An educational charity has cancelled a conference on prison reform at Britain’s Open University in Milton Keynes following threats by transgender activists over what they claim is the group’s “transphobic” policy.
The Centre for Crime and Justice Studies has cancelled its conference, which was scheduled for May, after transgender activists threatened to disrupt the event due to the charity’s policy that biological males claiming to be female should be incarcerated separately from biological female prisoners.
According to Times Higher Education, literature distributed by the Trans Liberation Assembly, described as a “collective of militant feminist groups,” claimed the “abhorrent transphobia [of] so-called respectable academics at the Centre for Crime and Justice Studies” is a “sinister factor in this increasingly violent treatment enacted against trans women who are victims of the prison estate.”
The activists reportedly distributed the handouts on March 8, International Women’s Day, while they occupied the Ministry of Justice. According to the report, the pamphlet condemned “measures [that] demonize trans women as posing an inherent threat to ‘real’ women.”
The educational charity cancelled the conference after reports that the same transgender activists planned to target the event. The group informed the delegates who had planned to attend that the Open University had been “subjected to concerted pressure by those intent on disrupting the conference.”
Times Higher Education continued:
The event’s cancellation is the latest in a series of flash points over academics’ views on gender self-identification and whether transgender women should have access to areas, such as prisons, where vulnerable women are housed. In December, Rosa Freedman, professor of law, conflict and global development at the University of Reading, told how her office door had been covered in urine and how she had received threatening anonymous phone calls after debating proposed gender law changes.
Kathleen Stock, professor of philosophy at the University of Sussex, who has also faced hostility from students for her views on gender identity, reportedly said, “People have stuck things to my office saying I am not welcome on campus and students have held placards on campus saying that I am transphobic.”
The conference is cancelled in the wake of the case of a male transgender prisoner who used the name Karen White, but was previously known as David Thompson and born Stephen Wood.
As Breitbart London reported, White, 52, who is jailed for life, was convicted of multiple rapes and sexual abuse of a child, as well as sexual assaults on fellow inmates within days of being remanded into HMP New Hall, a women’s prison.
As the Guardian reported, White admitted to sexually assaulting women in the prison.
The Ministry of Justice apologized for moving White to the female prison.

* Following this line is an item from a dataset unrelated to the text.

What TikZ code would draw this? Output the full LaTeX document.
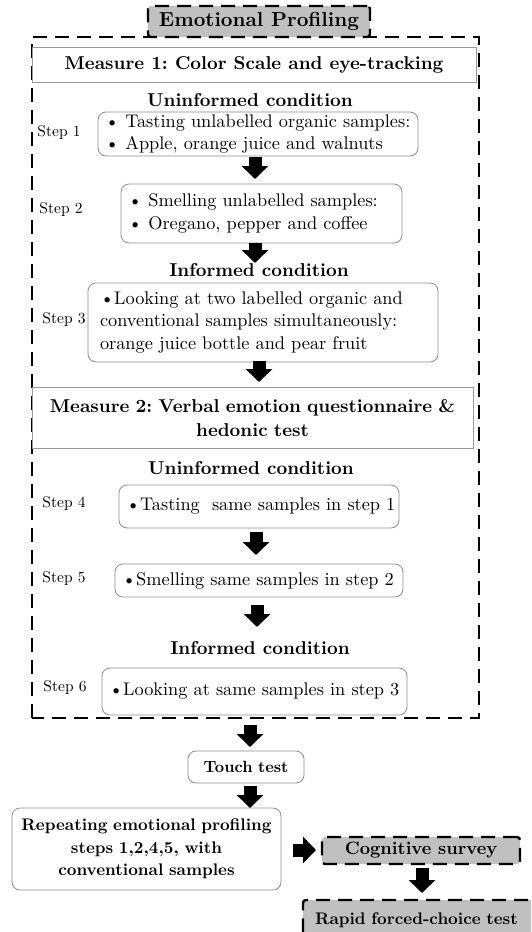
\documentclass[tikz,border=0pt]{standalone}
\usepackage{fontspec}
\setmainfont{lmroman10-regular.otf}[BoldFont=lmroman10-bold.otf]
\usetikzlibrary{arrows.meta}
\definecolor{boxgray}{HTML}{C0C0C0}
\definecolor{linegray}{HTML}{8C8C8C}
\definecolor{mgray}{HTML}{9A9A9A}
\tikzset{
  txt/.style={font=\fontsize{18.3}{22.5}\selectfont},
  bold/.style={font=\fontsize{18.6}{24}\selectfont\bfseries},
  steplbl/.style={font=\fontsize{15.5}{17}\selectfont},
  stepbox/.style={draw=linegray, line width=0.8pt, rounded corners=8pt, align=left,
    inner xsep=7pt, inner ysep=0pt, txt},
  measbox/.style={draw=mgray, line width=0.8pt, align=center, inner sep=0pt, bold},
  grayhead/.style={fill=boxgray, draw=black, line width=2.4pt, dash pattern=on 14pt off 8pt,
    rounded corners=3pt, inner sep=0pt, bold},
  outerbox/.style={draw=black, line width=2.4pt, dash pattern=on 14pt off 8pt},
  barrow/.style={line width=13pt, -{Triangle[width=26pt,length=13pt]}},
}
\begin{document}
\frenchspacing
\begin{tikzpicture}[x=1pt,y=-1pt]
\useasboundingbox (0,0) rectangle (531,932);
\clip (0,0) rectangle (531,932);
% outer dashed frame
\draw[outerbox] (32,718) -- (32,37) -- (479,37) -- (479,718) -- cycle;
\node[grayhead, minimum width=222pt, minimum height=31pt, font=\fontsize{20.3}{24}\selectfont\bfseries] (title) at (259,21.5) {Emotional Profiling};
% measure 1
\node[measbox, minimum width=444pt, minimum height=35pt] (m1) at (254,64.5) {Measure 1: Color Scale and eye-tracking};
\node[bold] (unc1) at (250,100) {Uninformed condition};
\node[stepbox, minimum width=320pt, text width=306pt, minimum height=44pt] (s1) at (258,134)
  {\textbullet\ Tasting unlabelled organic samples:\\\textbullet\ Apple, orange juice and walnuts};
\node[steplbl] (l1) at (59,133) {Step 1};
\node[stepbox, minimum width=281pt, text width=267pt, minimum height=59pt] (s2) at (261.5,213.5)
  {\textbullet\ Smelling unlabelled samples:\\\textbullet\ Oregano, pepper and coffee};
\node[steplbl] (l2) at (61,210) {Step 2};
\node[bold] (inf1) at (259,270) {Informed condition};
\node[stepbox, inner xsep=12pt, minimum width=350pt, text width=326pt, minimum height=79pt] (s3) at (263,322.5)
  {\textbullet Looking at two labelled organic and\\conventional samples simultaneously:\\orange juice bottle and pear fruit};
\node[steplbl] (l3) at (64,320) {Step 3};
% measure 2
\node[measbox, minimum width=441pt, minimum height=61pt, text width=430pt] (m2) at (252.5,417.5)
  {Measure 2: Verbal emotion questionnaire \&\\hedonic test};
\node[bold] (unc2) at (251,468) {Uninformed condition};
\node[stepbox, minimum width=280pt, text width=266pt, minimum height=43pt] (s4) at (259,506.5)
  {\mbox{\textbullet Tasting\ \ same samples in step 1}};
\node[steplbl] (l4) at (64,504) {Step 4};
\node[stepbox, minimum width=288pt, text width=274pt, minimum height=33pt] (s5) at (259,580.5)
  {\mbox{\textbullet Smelling same samples in step 2}};
\node[steplbl] (l5) at (64,579) {Step 5};
\node[bold] (inf2) at (260,648) {Informed condition};
\node[stepbox, minimum width=305pt, text width=291pt, minimum height=47pt] (s6) at (254.5,691.5)
  {\mbox{\textbullet Looking at same samples in step 3}};
\node[steplbl] (l6) at (65,688) {Step 6};
% after frame
\node[stepbox, align=center, minimum width=116pt, text width=102pt, minimum height=32pt,
  font=\fontsize{16.2}{22.5}\selectfont\bfseries] (touch) at (246,767) {Touch test};
\node[stepbox, align=center, minimum width=269pt, text width=255pt, minimum height=82pt,
  font=\fontsize{16.8}{22.5}\selectfont\bfseries] (rep) at (146.5,849)
  {Repeating emotional profiling\\steps 1,2,4,5, with\\conventional samples};
\node[grayhead, minimum width=198pt, minimum height=27pt, font=\fontsize{18}{22}\selectfont\bfseries] (cog) at (421,850.5) {Cognitive survey};
\node[grayhead, minimum width=250pt, minimum height=40pt, inner xsep=12pt, text width=226pt, align=left,
  font=\fontsize{16.8}{22}\selectfont\bfseries] (rapid) at (428,920) {Rapid forced-choice test};
% arrows
\draw[barrow] (255,157) -- (255,179);
\draw[barrow] (255,243) -- (255,263);
\draw[barrow] (259,361) -- (259,382);
\draw[barrow] (256,532) -- (256,555);
\draw[barrow] (257,605) -- (257,627);
\draw[barrow] (250,725) -- (250,747);
\draw[barrow] (250,786) -- (250,808);
\draw[barrow] (293,850) -- (316,850);
\draw[barrow] (422,868) -- (422,893);
\end{tikzpicture}
\end{document}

“Prosecutor Chris Dunn described White as an ‘alleged transgender female’ who has used her ‘transgender persona to put herself in contact with vulnerable persons’ whom she could then abuse,” the Guardian further reported.
When Judge Christopher Batty sentenced White, he said, “You are a predator and highly manipulative and, in my view, you are a danger. You represent a significant risk of serious harm to children, to women and to the general public.”
According to the report at Times Higher Education, however, the transgender campaigners claim the policy of the Centre for Crime and Justice Studies that recommends separating male transgender prisoners from biological women amounts to “state-sanctioned murder,” in light of several suicides of the transgender men in men’s prisons.